Thread overview
Issue with small floating point numbers
May 13, 2021
Tim
May 13, 2021
Alain De Vos
May 13, 2021
Tim
May 13, 2021
JG
May 13, 2021
Alain De Vos
May 13, 2021
Zardoz
May 13, 2021
Berni44
May 13, 2021

Hello all,

I have this piece of code

/**
Rotate a 2D array (Vector) by phi radians

Params:
    vec = 2D Vector to rotate
    phi = Degree with which to rotate the Vector in radians

Returns:
    Rotated 2D array (Vector)

Example:

*/
pragma(inline, true)
Point2 rotate2D(in Point2 vec, in float phi) pure nothrow {
    double x = (vec[0]*cos(phi)) - (vec[1]*sin(phi));
    double y = (vec[0]*sin(phi)) + (vec[1]*cos(phi));
    return [x, y];
}

unittest{
    auto p = rotate2D([0.0, 10.0], PI_2);
    assert(p == [-10.0, 0.0]);
}

When I run the unittest, I get [-10, -4.37114e-07] back, which is obviously wrong. Any idea as to why it's not making the y-axis zero? Is it a rounding issue with the types I'm using?

Thanks in advance

May 13, 2021

Not is is not wrong it is wright.
Because you use not pi but an approximation of pi the result is not zero but an approximation of zero.

May 13, 2021

On Thursday, 13 May 2021 at 03:46:28 UTC, Alain De Vos wrote:

>

Not is is not wrong it is wright.
Because you use not pi but an approximation of pi the result is not zero but an approximation of zero.

Oh, of course. Jesus that sucks big time. Any idea on how to use assert with an approximate number like this?

May 13, 2021

On Thursday, 13 May 2021 at 03:48:49 UTC, Tim wrote:

>

On Thursday, 13 May 2021 at 03:46:28 UTC, Alain De Vos wrote:

>

Not is is not wrong it is wright.
Because you use not pi but an approximation of pi the result is not zero but an approximation of zero.

Oh, of course. Jesus that sucks big time.
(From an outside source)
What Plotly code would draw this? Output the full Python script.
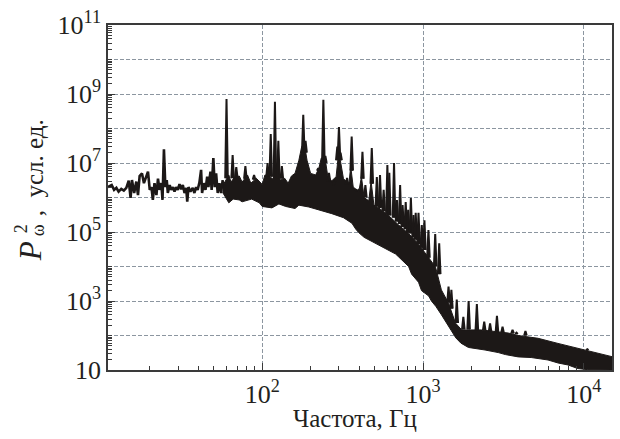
import plotly.graph_objects as go

# ---- spectrum data (frequency in Hz, power in arbitrary units) ----
# low-frequency part of the spectrum, drawn as a line
lf_freq = [11.0, 11.6, 12.0, 12.4, 12.8, 13.3, 13.8, 14.3, 14.8, 15.2, 15.5, 16.0, 16.5, 16.9,
           17.3, 17.9, 18.4, 19.0, 19.5, 20.0, 20.5, 20.9, 21.4, 22.0, 22.5, 23.0, 23.6, 24.0,
           24.5, 25.0, 25.5, 25.9, 26.6, 27.2, 27.9, 28.5, 29.2, 29.9, 30.6, 31.4, 32.1, 32.9,
           33.7, 34.2, 34.8, 35.8, 37.0, 37.9, 38.8, 39.7, 40.7, 41.7, 42.3, 43.3, 44.4, 45.5,
           46.3, 47.7, 48.5, 49.7, 50.7, 51.7, 52.9, 54.2, 55.5, 56.8]
lf_power = [2.0e6, 2.3e6, 1.66e6, 1.9e6, 1.48e6, 1.78e6, 1.58e6, 1.9e6, 3.1e6, 9.7e5, 3.2e6, 1.35e6,
            2.9e6, 1.17e6, 4.2e6, 5.0e6, 2.6e6, 4.0e6, 5.6e6, 1.66e6, 2.0e6, 8.5e5, 2.6e6, 1.17e6,
            3.5e6, 1.66e6, 2.6e6, 8.5e5, 2.5e7, 2.0e6, 3.2e6, 1.35e6, 2.3e6, 1.66e6, 2.0e6, 1.48e6,
            2.0e6, 1.66e6, 2.45e6, 1.74e6, 2.3e6, 1.35e6, 1.9e6, 7.6e5, 2.0e6, 1.48e6, 1.9e6,
            1.35e6, 2.0e6, 1.66e6, 2.7e6, 6.3e6, 1.35e6, 2.6e6, 1.66e6, 4.0e6, 2.0e6, 5.6e6,
            1.66e6, 1.38e7, 2.0e6, 5.0e6, 1.35e6, 2.6e6, 1.35e6, 3.2e6]

# dense part of the spectrum: upper and lower envelopes of the noise band
upper_freq = [56.8, 58, 62, 64, 67, 72, 75, 81, 85, 92, 100, 104, 110, 116, 123, 130, 138, 145,
              152, 160, 169, 176, 184, 190, 200, 215, 225, 233, 247, 255, 270, 288, 297, 306, 320,
              346, 355, 368, 399, 414, 430, 460, 475, 495, 530, 611, 705, 813, 937, 1083, 1195,
              1300, 1439, 1590, 1740, 2300, 3384, 3902, 5187, 6897, 9170, 12192, 15140]
upper_power = [3.2e6, 2.6e6, 4.5e6, 2.8e6, 3.8e6, 4.2e6, 2.8e6, 4.5e6, 2.6e6, 3.6e6, 2.4e6, 4.5e6,
               4.2e6, 3.5e6, 5.0e6, 3.2e6, 3.6e6, 2.6e6, 4.2e6, 5.0e6, 1.2e7, 3.0e7, 3.0e7, 1.2e7,
               5.0e6, 4.5e6, 7.0e6, 1.4e7, 1.2e7, 4.5e6, 3.0e6, 4.0e6, 1.6e7, 1.2e7, 3.5e6, 2.5e6,
               8.0e6, 2.0e6, 1.5e6, 4.0e6, 1.0e6, 8.0e5, 3.0e6, 6.0e5, 5.0e5, 3.0e5, 1.6e5, 9.0e4,
               4.5e4, 1.8e4, 9.7e3, 2.1e3, 8.7e2, 2.3e2, 1.45e2, 1.45e2, 1.18e2, 1.0e2, 8.3e1,
               5.9e1, 4.3e1, 3.0e1, 2.4e1]
lower_freq = [56.8, 62, 66, 72, 75, 86, 96, 100, 115, 127, 140, 160, 169, 195, 225, 271, 320, 361,
              382, 399, 430, 479, 509, 584, 675, 705, 760, 813, 849, 937, 978, 1083, 1127, 1200,
              1300, 1400, 1496, 1600, 1720, 1914, 2430, 2934, 3250, 3902, 4700, 5981, 6897, 7953,
              9170, 10573, 12192, 15140]
lower_power = [1.4e6, 7.0e5, 9.0e5, 8.5e5, 7.5e5, 9.0e5, 7.0e5, 5.5e5, 5.0e5, 6.5e5, 5.5e5, 4.8e5,
               6.0e5, 5.3e5, 4.4e5, 3.4e5, 2.6e5, 1.8e5, 1.2e5, 9.5e4, 7.0e4, 5.5e4, 4.5e4, 3.3e4,
               2.3e4, 1.9e4, 1.4e4, 1.0e4, 6.0e3, 3.5e3, 2.0e3, 1.4e3, 1.0e3, 7.0e2, 4.0e2, 2.4e2,
               1.4e2, 8.5e1, 6.0e1, 4.5e1, 3.8e1, 3.2e1, 2.8e1, 2.4e1, 2.3e1, 1.95e1, 1.6e1,
               1.4e1, 1.1e1, 1.02e1, 1.0e1, 1.0e1]

# discrete spectral peaks: frequency, peak power, power at the foot of the peak
peak_freq = [60, 65.5, 69, 78.6, 89, 108, 113, 120, 126, 132.5, 180, 186, 223, 240, 247, 260, 279,
             293, 300, 307, 337, 360, 384, 399, 420, 438, 480, 516, 540, 569, 600, 617, 660, 688,
             720, 746, 780, 808, 840, 872, 900, 937, 982, 1020, 1080, 1190, 1260, 1440, 1500, 1620,
             1780, 1920, 2160, 2400, 2610, 2880, 3120, 3600, 3810, 4330, 10500]
peak_power = [7.2e8, 1.7e7, 7.6e6, 8.1e6, 4.5e6, 1.0e7, 6.9e7, 6.0e8, 4.4e7, 8.1e6, 2.5e8, 4.4e7,
              7.0e6, 6.8e8, 1.6e7, 5.2e6, 2.3e6, 3.0e7, 1.1e8, 2.0e7, 3.7e6, 5.8e7, 1.66e6, 1.66e6,
              2.1e7, 2.3e6, 2.7e7, 3.9e6, 4.5e6, 1.66e6, 8.7e6, 5.2e6, 1.0e7, 8.5e5, 2.3e6, 6.0e5,
              7.4e5, 4.4e5, 9.6e5, 3.1e5, 3.6e5, 3.6e5, 1.6e5, 2.2e5, 1.14e5, 8.7e4, 4.7e4, 2.6e3,
              2.1e3, 1.1e3, 3.5e2, 1.0e3, 8.2e2, 2.5e2, 2.25e2, 3.7e2, 1.8e2, 1.45e2, 1.2e2,
              1.35e2, 4.0e1]
peak_base = [3.6e6, 3.6e6, 3.7e6, 3.5e6, 3.3e6, 4.0e6, 4.0e6, 3.8e6, 3.6e6, 3.5e6, 2.0e7, 2.0e7,
             6.0e6, 1.0e7, 1.0e7, 3.0e6, 3.0e6, 1.2e7, 1.4e7, 1.2e7, 2.4e6, 6.0e6, 1.6e6, 1.5e6,
             3.5e6, 1.0e6, 2.5e6, 5.5e5, 5.0e5, 4.0e5, 3.3e5, 3.0e5, 2.6e5, 2.0e5, 1.7e5, 1.4e5,
             1.2e5, 9.5e4, 9.0e4, 7.0e4, 6.0e4, 4.5e4, 3.5e4, 3.0e4, 1.8e4, 1.0e4, 6.0e3, 9.0e2,
             6.0e2, 2.3e2, 1.5e2, 1.5e2, 1.45e2, 1.4e2, 1.3e2, 1.25e2, 1.2e2, 1.15e2, 1.1e2,
             1.0e2, 3.8e1]

# axis ticks: labelled decades and the unlabelled decades carrying only a grid line
x_tick_vals = [1e2, 1e3, 1e4]
x_tick_text = ["10<sup>2</sup>", "10<sup>3</sup>", "10<sup>4</sup>"]
y_tick_vals = [1e1, 1e3, 1e5, 1e7, 1e9, 1e11]
y_tick_text = ["10", "10<sup>3</sup>", "10<sup>5</sup>", "10<sup>7</sup>", "10<sup>9</sup>",
               "10<sup>11</sup>"]
y_grid_only = [1e2, 1e4, 1e6, 1e8, 1e10]

# ---- geometry of the figure ----
W, H = 620, 439
ML, MR, MT, MB = 108, 6, 25, 69
X_RANGE = [1.0414, 4.1746]   # log10 of 11 Hz .. ~14.9 kHz
Y_RANGE = [1, 11]
PW = W - ML - MR
PH = H - MT - MB
px_per_decade_x = PW / (X_RANGE[1] - X_RANGE[0])

INK = "#1c1817"
AXIS = "#3a3a3a"
GRID = "#8c96a0"
TEXT = "#231f20"
FONT = "Liberation Serif, Times New Roman, serif"


def paper_x(px):
    return (px - ML) / PW


def paper_y(py):
    return (H - MB - py) / PH


fig = go.Figure()

# noise band (closed polygon made of the two envelopes)
band_x = upper_freq + lower_freq[::-1]
band_y = upper_power + lower_power[::-1]
fig.add_trace(go.Scatter(x=band_x, y=band_y, mode="lines", fill="toself",
                         fillcolor=INK, line=dict(color=INK, width=1),
                         hoverinfo="skip", showlegend=False))

# narrow peaks rising from the band
half_w = 1.3  # half width of a peak foot, px
k = 10 ** (half_w / px_per_decade_x)
sx, sy = [], []
for f, p, b in zip(peak_freq, peak_power, peak_base):
    sx += [f / k, f, f * k, None]
    sy += [b, p, b, None]
fig.add_trace(go.Scatter(x=sx, y=sy, mode="lines", fill="toself", fillcolor=INK,
                         line=dict(color=INK, width=2.0), hoverinfo="skip",
                         showlegend=False))

# low-frequency part
fig.add_trace(go.Scatter(x=lf_freq, y=lf_power, mode="lines",
                         line=dict(color=INK, width=2.6), hoverinfo="skip",
                         showlegend=False))

axis_common = dict(
    type="log", showline=True, linecolor=AXIS, linewidth=1.5, mirror=True,
    ticks="inside", tickcolor=AXIS, tickwidth=1, ticklen=7,
    showgrid=True, gridcolor=GRID, gridwidth=1, griddash="4px,2px",
    zeroline=False, tickfont=dict(family=FONT, size=26, color=TEXT),
)

x_minor = [m * 10 ** d for d in (1, 2, 3, 4) for m in range(2, 10) if m * 10 ** d < 15000]
y_minor = [m * 10 ** d for d in range(1, 11) for m in range(2, 10)] + y_grid_only

fig.update_xaxes(range=X_RANGE, tickmode="array", tickvals=x_tick_vals, ticktext=x_tick_text,
                 minor=dict(tickmode="array", tickvals=x_minor, ticks="inside", ticklen=4,
                            tickcolor=AXIS, showgrid=False),
                 **axis_common)
fig.update_yaxes(range=Y_RANGE, tickmode="array", tickvals=y_tick_vals, ticktext=y_tick_text,
                 minor=dict(tickmode="array", tickvals=y_minor, ticks="inside", ticklen=4,
                            tickcolor=AXIS, showgrid=False),
                 **axis_common)

# grid lines on the unlabelled decades
shapes = [dict(type="line", xref="paper", x0=0, x1=1, yref="y", y0=v, y1=v, layer="below",
               line=dict(color=GRID, width=1, dash="4px,2px")) for v in y_grid_only]

annotations = [
    dict(text="Частота, Гц", x=paper_x(356), y=paper_y(418), font=dict(size=25)),
    dict(text="<i>P</i>", x=paper_x(30), y=paper_y(251), font=dict(size=31), textangle=-90),
    dict(text="2", x=paper_x(21), y=paper_y(229), font=dict(size=18), textangle=-90),
    dict(text="ω", x=paper_x(38), y=paper_y(230), font=dict(size=18), textangle=-90),
    dict(text=",  усл. ед.", x=paper_x(34), y=paper_y(168), font=dict(size=25), textangle=-90),
]
for a in annotations:
    a.update(xref="paper", yref="paper", showarrow=False, xanchor="center", yanchor="middle")
    a["font"].update(family=FONT, color=TEXT)

fig.update_layout(
    width=W, height=H, margin=dict(l=ML, r=MR, t=MT, b=MB),
    paper_bgcolor="white", plot_bgcolor="white",
    annotations=annotations, shapes=shapes, showlegend=False,
)

fig.write_html("out.html")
Any idea on how to use assert with an approximate number like this?

You could try and use this this

May 13, 2021

I would calculate the squared distance to the point (-10,0) and check it is small enough for practical use.
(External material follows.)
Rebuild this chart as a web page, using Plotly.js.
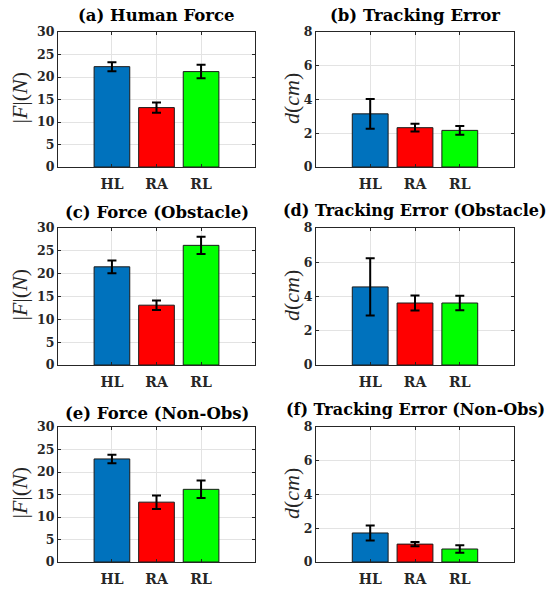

double squared_distance=(p.x+10) * (p.x+10)+p.y * p.y
assert (squared_distance < 1e-10);

May 13, 2021

On Thursday, 13 May 2021 at 03:03:37 UTC, Tim wrote:

>

Hello all,

I have this piece of code

/**
Rotate a 2D array (Vector) by phi radians

Params:
    vec = 2D Vector to rotate
    phi = Degree with which to rotate the Vector in radians

Returns:
    Rotated 2D array (Vector)

Example:

*/
pragma(inline, true)
Point2 rotate2D(in Point2 vec, in float phi) pure nothrow {
    double x = (vec[0]*cos(phi)) - (vec[1]*sin(phi));
    double y = (vec[0]*sin(phi)) + (vec[1]*cos(phi));
    return [x, y];
}

unittest{
    auto p = rotate2D([0.0, 10.0], PI_2);
    assert(p == [-10.0, 0.0]);
}

When I run the unittest, I get [-10, -4.37114e-07] back, which is obviously wrong. Any idea as to why it's not making the y-axis zero? Is it a rounding issue with the types I'm using?

Thanks in advance

You should try to use isClose to compare for floats equality : https://dlang.org/phobos/std_math.html#.isClose

Float arithmetic isn't exact, and could give unexpected results like 0.1f + 0.2f != 0.3f

May 13, 2021

On Thursday, 13 May 2021 at 03:03:37 UTC, Tim wrote:

>
unittest{
    auto p = rotate2D([0.0, 10.0], PI_2);
    assert(p == [-10.0, 0.0]);
}

I suggest

unittest
{
    auto p = rotate2D([0.0, 10.0], PI_2);
    assert(isClose(p[0], -10.0));
    assert(isClose(p[1], 0.0, 0.0, 1e-6));
}

In the second test, the value is compared against zero, which is somewhat special - you need to specify an acceptable distance from zero to get it right.

You could also improve your result by making the phi a double value. In this case you can replace the 1e-6 above by 1e-15 which is much closer to zero.